Not long after I’d started reading this door-stopper (550+ pages) I realised here was someone who had read John Brunner’s Stand on Zanzibar, a similar work from the late 1960s. Brunner’s novel deals with the prospect of overpopulation, its implications and how to address it as planetary issue (as I recall) and Robinson’s book (I hesitate to call it a novel) addresses global warming in a similar fashion.
I say I hesitate to call it a novel: like Brunner’s masterpiece, it loosely tells a story, but its wider scope is rather more significant: imagined worldwide meetings, conferences and actions — legal and illegal — to tackle the current threat to life on the planet, but there are basically only two characters with any substance, an Irishwoman who heads the official global efforts, and a young American volunteer in the Third World who is traumatised by his experience of a heat disaster phenomenon which causes the deaths of several million people in a few days… other characters are merely sketched in for narrative convenience. This makes the reading a it of an effort.
Where Robinson excels — as did Brunner — is the contextual material, the scientific analyses and the exploration of social, political and economic possibilities for dealing with the emergency. But there’s an awful lot of this, and at times it does become a tad tiresome: am I reading a novel or a tract; why am I skim-reading sometimes?
Do texts like this ever change anything? They are certainly written to make the intelligent reader think, to convince one, if that is needed, of the impending disaster, and to encourage one to think that there are ways out. Robinson is well aware of the cynicism that currently exists, and is maybe even being deliberately fostered by interested parties: we cannot and will not cope, the problem is too big, we just have to get used to it, etc etc. Or, the problem doesn’t even exist, according to certain moronic politicians and leaders.
Is terrorism — or what most politicians would currently label terrorism — an acceptable tactic in the face of climate emergency? Robinson certainly doesn’t duck this question. It’s possible for anonymous groups to target aviation, container ships, meat production pretty effectively and perhaps trigger change… Robinson’s premise is that all change has to take place within the current capitalist system, and since we don’t have any currently viable alternatives, perhaps he’s right: he certainly explores closely how the international financial system might be subverted or converted to support changes, including much more deliberate and effective state and international interventions. Can capitalism really save the world?
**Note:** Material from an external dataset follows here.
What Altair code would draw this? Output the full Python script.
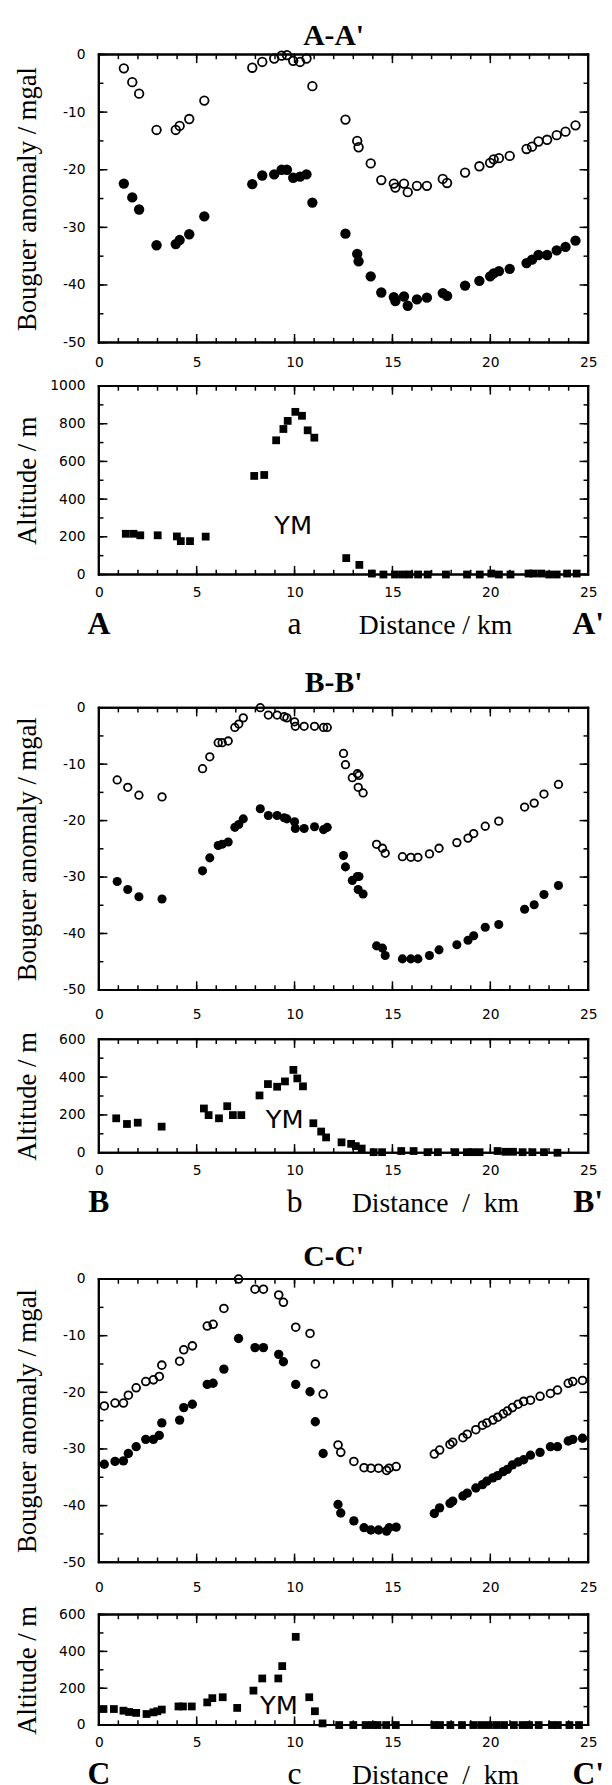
import altair as alt
import pandas as pd

SANS = "DejaVu Sans"
SERIF = "Liberation Serif"
W = 496

# ---------------- data ----------------
X_DOMAIN = [0, 25]
TOP_DOMAIN = [-50, 0]
ALT_A_DOMAIN = [0, 1000]
ALT_BC_DOMAIN = [0, 600]
X_MAJOR = [0, 5, 10, 15, 20, 25]
X_MINOR = list(range(0, 26))
TOP_MAJOR = [0, -10, -20, -30, -40, -50]
TOP_MINOR = [0, -5, -10, -15, -20, -25, -30, -35, -40, -45, -50]
ALT_A_MAJOR = [0, 200, 400, 600, 800, 1000]
ALT_A_MINOR = [0, 100, 200, 300, 400, 500, 600, 700, 800, 900, 1000]
ALT_BC_MAJOR = [0, 200, 400, 600]
ALT_BC_MINOR = [0, 100, 200, 300, 400, 500, 600]

A_x = [1.28, 1.71, 2.06, 2.95, 3.93, 4.13, 4.62, 5.39, 7.84, 8.35, 8.96, 9.34, 9.61, 9.93,
       10.28, 10.61, 10.91, 12.6, 13.2, 13.27, 13.89, 14.43, 15.07, 15.15, 15.59, 15.78,
       16.25, 16.76, 17.57, 17.79, 18.71, 19.44, 19.99, 20.17, 20.44, 20.99, 21.85, 22.13,
       22.46, 22.9, 23.39, 23.84, 24.35]
A_open = [-2.4, -4.8, -6.8, -13.1, -13.1, -12.4, -11.2, -8.0, -2.3, -1.3, -0.7, -0.2, -0.1,
          -1.1, -1.3, -0.7, -5.5, -11.3, -15.0, -16.1, -18.9, -21.8, -22.4, -23.1, -22.4,
          -23.9, -22.8, -22.8, -21.6, -22.3, -20.5, -19.4, -18.8, -18.2, -18.0, -17.6, -16.4,
          -16.0, -15.1, -14.8, -14.0, -13.4, -12.3]
A_fill = [-22.4, -24.8, -26.9, -33.1, -32.9, -32.2, -31.2, -28.1, -22.5, -21.0, -20.8, -20.0,
          -20.0, -21.4, -21.2, -20.8, -25.7, -31.1, -34.6, -35.9, -38.5, -41.3, -42.1, -42.8,
          -42.0, -43.6, -42.5, -42.2, -41.4, -41.9, -40.1, -39.3, -38.5, -38.0, -37.6, -37.2,
          -36.2, -35.6, -34.8, -34.8, -34.0, -33.4, -32.3]

A_alt_x = [1.38, 1.77, 2.12, 3.01, 3.99, 4.19, 4.66, 5.46, 7.94, 8.45, 9.06, 9.43, 9.65, 10.04,
           10.38, 10.67, 11.01, 12.64, 13.31, 13.95, 14.54, 15.13, 15.53, 15.86, 16.31, 16.8,
           17.73, 18.81, 19.46, 20.05, 20.44, 21.03, 21.95, 22.21, 22.6, 23.0, 23.39, 23.92, 24.41]
A_alt = [216, 216, 208, 208, 202, 177, 177, 201, 523, 528, 712, 772, 815, 863, 842, 765, 726,
         87, 51, 5, 0, 0, 0, 0, 0, 0, 0, 0, 0, 5, 0, 0, 5, 5, 5, 0, 0, 5, 5]

B_x = [0.94, 1.48, 2.05, 3.23, 5.3, 5.67, 6.1, 6.3, 6.61, 6.95, 7.15, 7.38, 8.25, 8.66, 9.11,
       9.47, 9.61, 10.0, 10.04, 10.49, 11.02, 11.48, 11.67, 12.5, 12.6, 12.95, 13.21, 13.29,
       13.25, 13.5, 14.19, 14.49, 14.63, 15.51, 15.94, 16.3, 16.89, 17.38, 18.29, 18.86, 19.15,
       19.74, 20.43, 21.75, 22.24, 22.74, 23.48]
B_open = [-12.8, -14.1, -15.5, -15.8, -10.8, -8.7, -6.2, -6.2, -5.9, -3.5, -2.9, -1.8, 0.0,
          -1.3, -1.3, -1.6, -1.8, -2.5, -3.3, -3.3, -3.3, -3.5, -3.5, -8.1, -10.1, -12.4, -11.7,
          -12.0, -14.1, -15.1, -24.2, -24.9, -25.8, -26.4, -26.5, -26.5, -25.9, -24.9, -23.9,
          -23.1, -22.3, -21.0, -20.1, -17.6, -16.9, -15.3, -13.6]
B_fill = [-30.8, -32.2, -33.5, -33.9, -28.9, -26.6, -24.4, -24.2, -23.8, -21.2, -20.7, -19.7,
          -17.9, -19.1, -19.1, -19.5, -19.7, -20.2, -21.4, -21.4, -21.1, -21.6, -21.2, -26.2,
          -28.2, -30.6, -29.9, -29.9, -32.2, -33.0, -42.2, -42.6, -43.9, -44.5, -44.5, -44.5,
          -43.9, -42.9, -42.0, -41.2, -40.4, -38.9, -38.4, -35.7, -34.9, -33.1, -31.5]

B_alt_x = [0.89, 1.44, 1.99, 3.21, 5.37, 5.61, 6.14, 6.56, 6.85, 7.28, 8.21, 8.64, 9.11, 9.51,
           9.94, 10.14, 10.43, 10.96, 11.36, 11.61, 12.4, 12.89, 13.13, 13.43, 14.04, 14.47,
           15.45, 16.08, 16.79, 17.32, 18.21, 18.8, 19.09, 19.45, 20.37, 20.77, 21.16, 21.65,
           22.15, 22.74, 23.43]
B_alt = [182, 152, 159, 138, 234, 199, 182, 246, 199, 199, 303, 363, 349, 377, 438, 393, 351,
         156, 112, 81, 55, 47, 35, 22, 3, 3, 9, 9, 3, 3, 3, 3, 3, 3, 9, 5, 5, 3, 3, 3, 0]

C_x = [0.28, 0.83, 1.26, 1.51, 1.91, 2.4, 2.79, 3.09, 3.22, 4.13, 4.34, 4.78, 5.54, 5.84, 6.39,
       7.14, 7.98, 8.41, 9.19, 9.43, 10.06, 10.79, 11.06, 11.46, 12.22, 12.36, 13.03, 13.55,
       13.9, 14.29, 14.7, 14.83, 15.19, 17.14, 17.41, 17.94, 18.08, 18.6, 18.82, 19.26, 19.6,
       19.82, 20.13, 20.38, 20.66, 20.87, 21.13, 21.42, 21.7, 22.05, 22.54, 23.07, 23.43,
       23.98, 24.21, 24.71]
C_open = [-22.4, -21.9, -21.9, -20.5, -19.2, -18.1, -17.8, -17.2, -15.2, -14.5, -12.5, -11.8,
          -8.3, -8.0, -5.2, 0.0, -1.8, -1.8, -2.8, -4.1, -8.5, -9.6, -15.0, -20.3, -29.3, -30.6,
          -32.2, -33.3, -33.4, -33.4, -33.8, -33.4, -33.1, -30.9, -30.2, -29.2, -28.8, -28.0,
          -27.4, -26.6, -25.8, -25.4, -24.9, -24.4, -23.8, -23.3, -22.7, -22.1, -21.6, -21.4,
          -20.7, -20.2, -19.6, -18.4, -18.1, -17.9]
C_fill = [-32.7, -32.2, -32.1, -30.8, -29.6, -28.3, -28.3, -27.6, -25.4, -24.9, -22.7, -22.1,
          -18.6, -18.4, -15.9, -10.5, -12.1, -12.1, -13.3, -14.6, -18.6, -19.9, -25.2, -30.8,
          -39.8, -41.3, -42.7, -43.9, -44.3, -44.3, -44.5, -43.9, -43.8, -41.4, -40.4, -39.6,
          -39.2, -38.3, -37.8, -36.9, -36.3, -35.7, -35.1, -34.7, -34.0, -33.6, -32.8, -32.3,
          -31.9, -31.1, -30.6, -29.6, -29.6, -28.6, -28.3, -28.1]

C_alt_x = [0.24, 0.77, 1.26, 1.55, 1.91, 2.44, 2.79, 2.99, 3.22, 4.07, 4.3, 4.75, 5.54, 5.8,
           6.33, 7.07, 7.9, 8.35, 9.17, 9.37, 10.06, 10.75, 11.04, 11.43, 12.28, 13.0, 13.63,
           13.99, 14.24, 14.68, 15.17, 17.14, 17.43, 17.96, 18.55, 19.13, 19.53, 19.92, 20.31,
           20.7, 21.2, 21.65, 21.98, 22.47, 23.15, 23.45, 24.04, 24.53]
C_alt = [87, 87, 78, 71, 66, 60, 69, 75, 84, 101, 101, 101, 123, 146, 151, 93, 187, 253, 253,
         320, 479, 151, 75, 9, 0, 0, 0, 0, 0, 0, 0, 0, 0, 0, 0, 0, 0, 0, 0, 0, 0, 0, 0, 0, 0,
         0, 0, 0]

YM_label = ["YM"]
A_ym = (9.93, 256)
B_ym = (9.5, 172)
C_ym = (9.2, 102)

# profile end letters (bold) and mountain letter + distance label (normal), placed along x
END_X = [0, 25]
NORMAL_X = [10, 17.2]
LETTERS = {"A": (["A", "A'"], ["a", "Distance / km"]),
           "B": (["B", "B'"], ["b", "Distance\u00a0 /\u00a0 km"]),
           "C": (["C", "C'"], ["c", "Distance\u00a0 /\u00a0 km"])}
NORMAL_SIZE = [32, 28]

MAJ, MIN = 8, 4

# symbol paths (unit-scaled, Vega scales them by sqrt(size)/2) for frame sides and inward ticks
P_HLINE = "M-1,0L1,0"
P_VLINE = "M0,-1L0,1"
P_UP, P_DOWN, P_RIGHT, P_LEFT = "M0,0L0,-2", "M0,0L0,2", "M0,0L2,0", "M0,0L-2,0"


# ---------------- helpers ----------------
def lab_expr():
    return "'' + datum.value"


def main_x_axis(pad):
    return alt.Axis(orient="bottom", values=X_MAJOR, tickSize=0, domain=False, grid=False,
                    labelFont=SANS, labelFontSize=14, labelPadding=pad, labelColor="black",
                    labelFlush=False, labelOverlap=False, labelExpr=lab_expr(), title=None)


def main_y_axis(vals, title, H):
    return alt.Axis(orient="left", values=vals, tickSize=0, domain=False, grid=False,
                    labelFont=SANS, labelFontSize=14, labelPadding=14, labelColor="black",
                    labelFlush=False, labelOverlap=False, labelExpr=lab_expr(),
                    title=title, titleFont=SERIF, titleFontSize=27, titleFontWeight="normal",
                    titleColor="black", titleX=-72, titleY=H / 2, titleAngle=270,
                    titleBaseline="middle", titleAlign="center")


def frame_rows(ydom, ymaj, ymin, H):
    """Frame sides and inward ticks, as rows of (x, y, shape, size, fill, strokeWidth)."""
    lo, hi = ydom
    xm = (X_DOMAIN[0] + X_DOMAIN[1]) / 2
    ym = (lo + hi) / 2
    rows = [
        (xm, hi, P_HLINE, W * W, "transparent", 2),
        (xm, lo, P_HLINE, W * W, "transparent", 2),
        (X_DOMAIN[0], ym, P_VLINE, H * H, "transparent", 2),
        (X_DOMAIN[1], ym, P_VLINE, H * H, "transparent", 2),
    ]
    for vals, L in ((X_MAJOR, MAJ), (X_MINOR, MIN)):
        for v in vals:
            rows.append((v, lo, P_UP, L * L, "transparent", 1.5))
            rows.append((v, hi, P_DOWN, L * L, "transparent", 1.5))
    for vals, L in ((ymaj, MAJ), (ymin, MIN)):
        for v in vals:
            rows.append((X_DOMAIN[0], v, P_RIGHT, L * L, "transparent", 1.5))
            rows.append((X_DOMAIN[1], v, P_LEFT, L * L, "transparent", 1.5))
    return rows


def symbol_layer(rows, X, Y):
    d = pd.DataFrame(rows, columns=["x", "y", "shp", "sz", "fl", "sw"])
    return alt.Chart(d).mark_point(filled=True, opacity=1, fillOpacity=1, strokeOpacity=1,
                                   strokeCap="square").encode(
        x=X(), y=Y(),
        shape=alt.Shape("shp:N", scale=None, legend=None),
        size=alt.Size("sz:Q", scale=None, legend=None),
        fill=alt.Fill("fl:N", scale=None, legend=None),
        strokeWidth=alt.StrokeWidth("sw:Q", scale=None, legend=None),
        stroke=alt.value("black"),
    )


def encoders(pad, ydom, yvals, ytitle, H):
    xs = alt.Scale(domain=X_DOMAIN, nice=False, zero=False)
    ys = alt.Scale(domain=ydom, nice=False, zero=False)

    def X():
        return alt.X("x:Q", scale=xs, axis=main_x_axis(pad))

    def Y():
        return alt.Y("y:Q", scale=ys, axis=main_y_axis(yvals, ytitle, H))
    return X, Y


def top_panel(name, xv, yo, yf, H, so, sf, pad, toff):
    X, Y = encoders(pad, TOP_DOMAIN, TOP_MAJOR, "Bouguer anomaly / mgal", H)
    rows = frame_rows(TOP_DOMAIN, TOP_MAJOR, TOP_MINOR, H)
    rows += [(x, y, "circle", so, "transparent", 1.8) for x, y in zip(xv, yo)]
    rows += [(x, y, "circle", sf, "black", 0) for x, y in zip(xv, yf)]
    t = alt.TitleParams(f"{name}-{name}'", font=SERIF, fontSize=30, fontWeight="bold",
                        color="black", anchor="middle", dx=-10, offset=toff)
    return symbol_layer(rows, X, Y).properties(width=W, height=H, title=t)


def alt_panel(ax, ay, H, ydom, ymaj, ymin, ym):
    X, Y = encoders(11, ydom, ymaj, "Altitude / m", H)
    rows = frame_rows(ydom, ymaj, ymin, H)
    rows += [(x, y, "square", 62, "black", 0) for x, y in zip(ax, ay)]
    d_ym = pd.DataFrame({"x": [ym[0]], "y": [ym[1]], "t": YM_label})
    layers = [
        symbol_layer(rows, X, Y),
        alt.Chart(d_ym).mark_text(font=SANS, fontSize=26, color="black").encode(
            x=X(), y=Y(), text="t:N"),
    ]
    return alt.layer(*layers).properties(width=W, height=H)


def letter_row(name, hL):
    xs = alt.Scale(domain=X_DOMAIN, nice=False, zero=False)
    ends, normals = LETTERS[name]
    d_end = pd.DataFrame({"x": END_X, "t": ends})
    d_norm = pd.DataFrame({"x": NORMAL_X, "t": normals, "s": NORMAL_SIZE})
    l1 = alt.Chart(d_end).mark_text(font=SERIF, fontSize=32, fontWeight="bold", color="black",
                                    baseline="alphabetic").encode(
        x=alt.X("x:Q", scale=xs, axis=None), text="t:N")
    l2 = alt.Chart(d_norm).mark_text(font=SERIF, fontWeight="normal", color="black",
                                     baseline="alphabetic").encode(
        x=alt.X("x:Q", scale=xs, axis=None), text="t:N",
        size=alt.Size("s:Q", scale=None, legend=None))
    return alt.layer(l1, l2).properties(width=W, height=hL,
                                        view=alt.ViewBackground(strokeWidth=0))


rows = [
    top_panel("A", A_x, A_open, A_fill, 292, 75, 110, 13, -4),
    alt_panel(A_alt_x, A_alt, 191, ALT_A_DOMAIN, ALT_A_MAJOR, ALT_A_MINOR, A_ym),
    letter_row("A", 49),
    top_panel("B", B_x, B_open, B_fill, 286, 58, 85, 18, 3),
    alt_panel(B_alt_x, B_alt, 115, ALT_BC_DOMAIN, ALT_BC_MAJOR, ALT_BC_MINOR, B_ym),
    letter_row("B", 41),
    top_panel("C", C_x, C_open, C_fill, 287, 62, 90, 19, 0),
    alt_panel(C_alt_x, C_alt, 112, ALT_BC_DOMAIN, ALT_BC_MAJOR, ALT_BC_MINOR, C_ym),
    letter_row("C", 30),
]

chart = alt.vconcat(*rows, spacing=8).properties(
    padding={"left": 5, "top": 0, "right": 0, "bottom": 0},
).configure_view(stroke="black", strokeWidth=2)

chart.save("out.html", embed_options={"renderer": "svg", "actions": False})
It’s not until about halfway through the book that you realise Robinson is presenting an optimistic scenario that over several decades does succeed, against enormous odds, in turning the tide, and beginning to save the future. However I did find myself thinking that, although we definitely do need visions and visionaries like this, do we really understand how it might be done? It’s a complex and challenging read (I’m certainly glad I read it) but is Robinson ultimately preaching to the converted? Or an I just an aged cynic who has seen too many promising ideas for making a better world go down the pan in my own lifetime?